The Buried Giant is a fantastically tender tale. Elderly Britons Axl and Beatrice set out to visit their son in a nearby village. Their journey is quickly diverted off course, and they become the travelling companions of Wistan, a Saxon warrior from the Fens; Edwin, a promising young lad shunned by his village, and Sir Gawain, the last remnant of King Arthur’s court. The plot which unravels represents a unique combination of historical, fantastical and literary fiction, and the narrative proves to be both delightful and immensely endearing.
Although there’s a fair share of action, The Buried Giant is fundamentally a character-driven novel. Axl and Beatrice are highlights among the cast of players, and it was extremely refreshing to see a large part of the story through Axl’s eyes, particularly in a historical/fantasy setting. These genres tend to favour younger and able-bodied heroes, but Axl and Beatrice’s ailments and struggles made their journey feel much more tangible to the reader.
My favourite character by far was Sir Gawain. Ishiguro dedicates two chapters to Gawain’s reveries, which are bumbling, aimless and digressive in the most charming way. I was extremely excited to hear that Ishiguro was somewhat inspired by Sir Gawain and the Green Knight whilst writing this novel, and I think this influence shows most in his depiction of Sir Gawain as a figure travelling through the dangerous English landscape, with ‘no fere bot his fole‘ [no friend but his horse].
As with Axl and Beatrice, much of the innovation of Gawain’s character comes from the fact that he is reaching the end of his life. In fact, this innovation applies to the setting of the book as a whole. Ishiguro expertly navigates the dying influence of Arthur’s court; a unique perspective which has not been thoroughly explored in fiction (historically, writers have preferred to track the rise, and then the fall), and although King Arthur does not feature prominently in the novel and (as far as I can remember) does not have any dialogue, his tracks can be seen everywhere in The Buried Giant.

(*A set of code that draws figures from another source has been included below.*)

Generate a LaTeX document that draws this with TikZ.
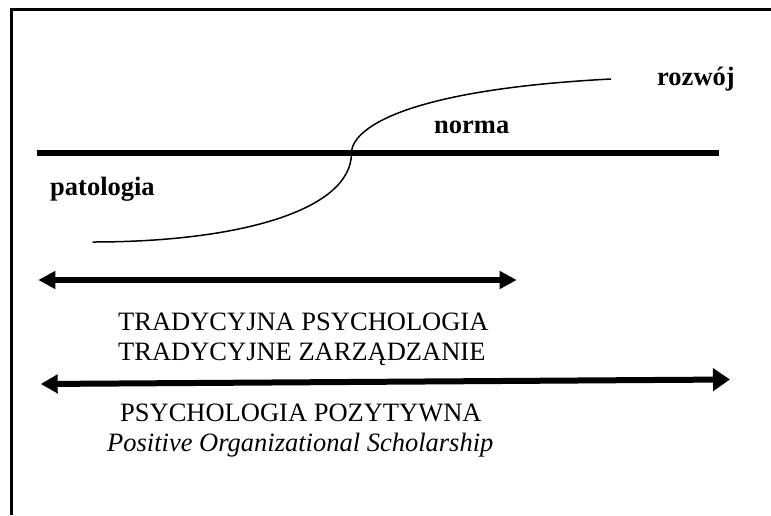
\documentclass[tikz,border=0pt]{standalone}
\usepackage{fontspec}
\setmainfont{Liberation Serif}
\usetikzlibrary{arrows.meta}
\begin{document}
\begin{tikzpicture}[x=1pt,y=-1pt,
  lbl/.style={inner sep=0pt,anchor=base west,font=\fontsize{26.5}{30}\selectfont},
  boldlbl/.style={lbl,font=\fontsize{26.5}{30}\selectfont\bfseries},
  frameline/.style={line width=2.5pt},
  axis/.style={line width=6pt},
  curveline/.style={line width=1.5pt},
  dbl/.style={line width=6pt,{Triangle[length=17pt,width=17pt]}-{Triangle[length=17pt,width=17pt]}},
  dblb/.style={line width=6pt,{Triangle[length=17pt,width=18pt]}-{Triangle[length=17pt,width=22pt]}}
]
\useasboundingbox (0,0) rectangle (771,515);
% frame (clipped at right and bottom)
\coordinate (fbl) at (11.5,515);
\coordinate (ftl) at (11.5,9.7);
\coordinate (ftr) at (771,9.7);
\draw[frameline] (fbl) -- (ftl) -- (ftr);
% axis line
\coordinate (ax1) at (37,153);
\coordinate (ax2) at (719,153);
\draw[axis] (ax1) -- (ax2);
% S curve
\coordinate (c0) at (92.5,242);
\coordinate (c1) at (351.5,153);
\coordinate (c2) at (611,79);
\draw[curveline] (c0) .. controls (240,242) and (351.5,210) .. (c1)
  .. controls (351.5,130) and (400,90) .. (c2);
% labels
\node[boldlbl] (pat) at (50,195) {patologia};
\node[boldlbl] (norm) at (434,133.3) {norma};
\node[boldlbl] (roz) at (657,85) {rozwój};
% arrows
\coordinate (a1l) at (38.3,280);
\coordinate (a1r) at (516.7,280);
\draw[dbl] (a1l) -- (a1r);
\coordinate (a2l) at (40.7,384);
\coordinate (a2r) at (730,379.5);
\draw[dblb] (a2l) -- (a2r);
% texts
\node[lbl] (t1) at (118,330) {TRADYCYJNA PSYCHOLOGIA};
\node[lbl] (t2) at (118,360) {TRADYCYJNE ZARZĄDZANIE};
\node[lbl] (t3) at (120,421.7) {PSYCHOLOGIA POZYTYWNA};
\node[lbl,font=\fontsize{26.5}{30}\selectfont\itshape] (t4) at (107,451.7) {Positive Organizational Scholarship};
\end{tikzpicture}
\end{document}
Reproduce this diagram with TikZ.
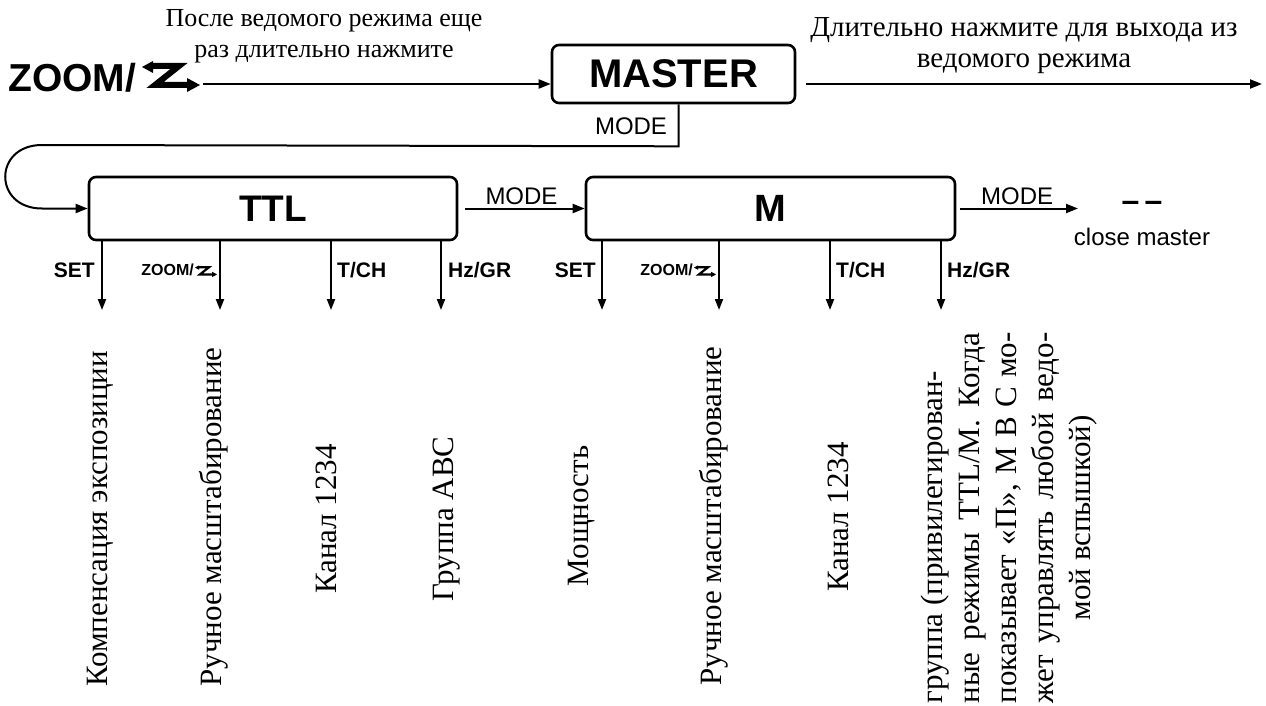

When researching the book, it quickly became clear that there has been much discussion about the genre of The Buried Giant, and in retrospect I feel that the attention drawn to this topic is unwarranted. The Buried Giant mixes genre no more than any of Ishiguro’s other works. Never Let Me Go, for instance, mixes science fiction, romance and literary fiction. However, it should be said that the inclusion of fantastical elements in The Buried Giant is particularly masterful, and Ishiguro weaves them into his world so effortlessly that they become a believable part of the landscape. Furthermore, the use of these tropes does not sacrifice any of the literary significance of the work, rather it adds to it.
There was one major point of contention which I had with The Buried Giant: the use of multiple points of view. The multiple narrators worked well at times, supporting various plots, sub-plots and character arcs with ease. As ever, Ishiguro’s use of the first person is strikingly effortless, and this is most evident in the chapters dedicated to Gawain’s reveries and the final chapter, which I will not spoil. However, I was somewhat disappointed on the first occasion when the perspective moved away from Axl, and I couldn’t help feeling that I was far more attached to him as a narrator than any of the other points of view which emerged. Out of all of the narrations, Edwin’s was by far the weakest and I found myself rushing through his chapters to reach something more interesting.
Overall, The Buried Giant is a fantastic read, particularly for any individual with an interest in medieval history, literature or language. Ishiguro approaches the setting of post-Roman Britain with sophistication and nuance, and resists trying to fill in too many gaps or make too many assumptions. As an exploration of collective trauma and the quandary of remembering versus forgetting, it is sublime and I would very much recommend it to any interested readers.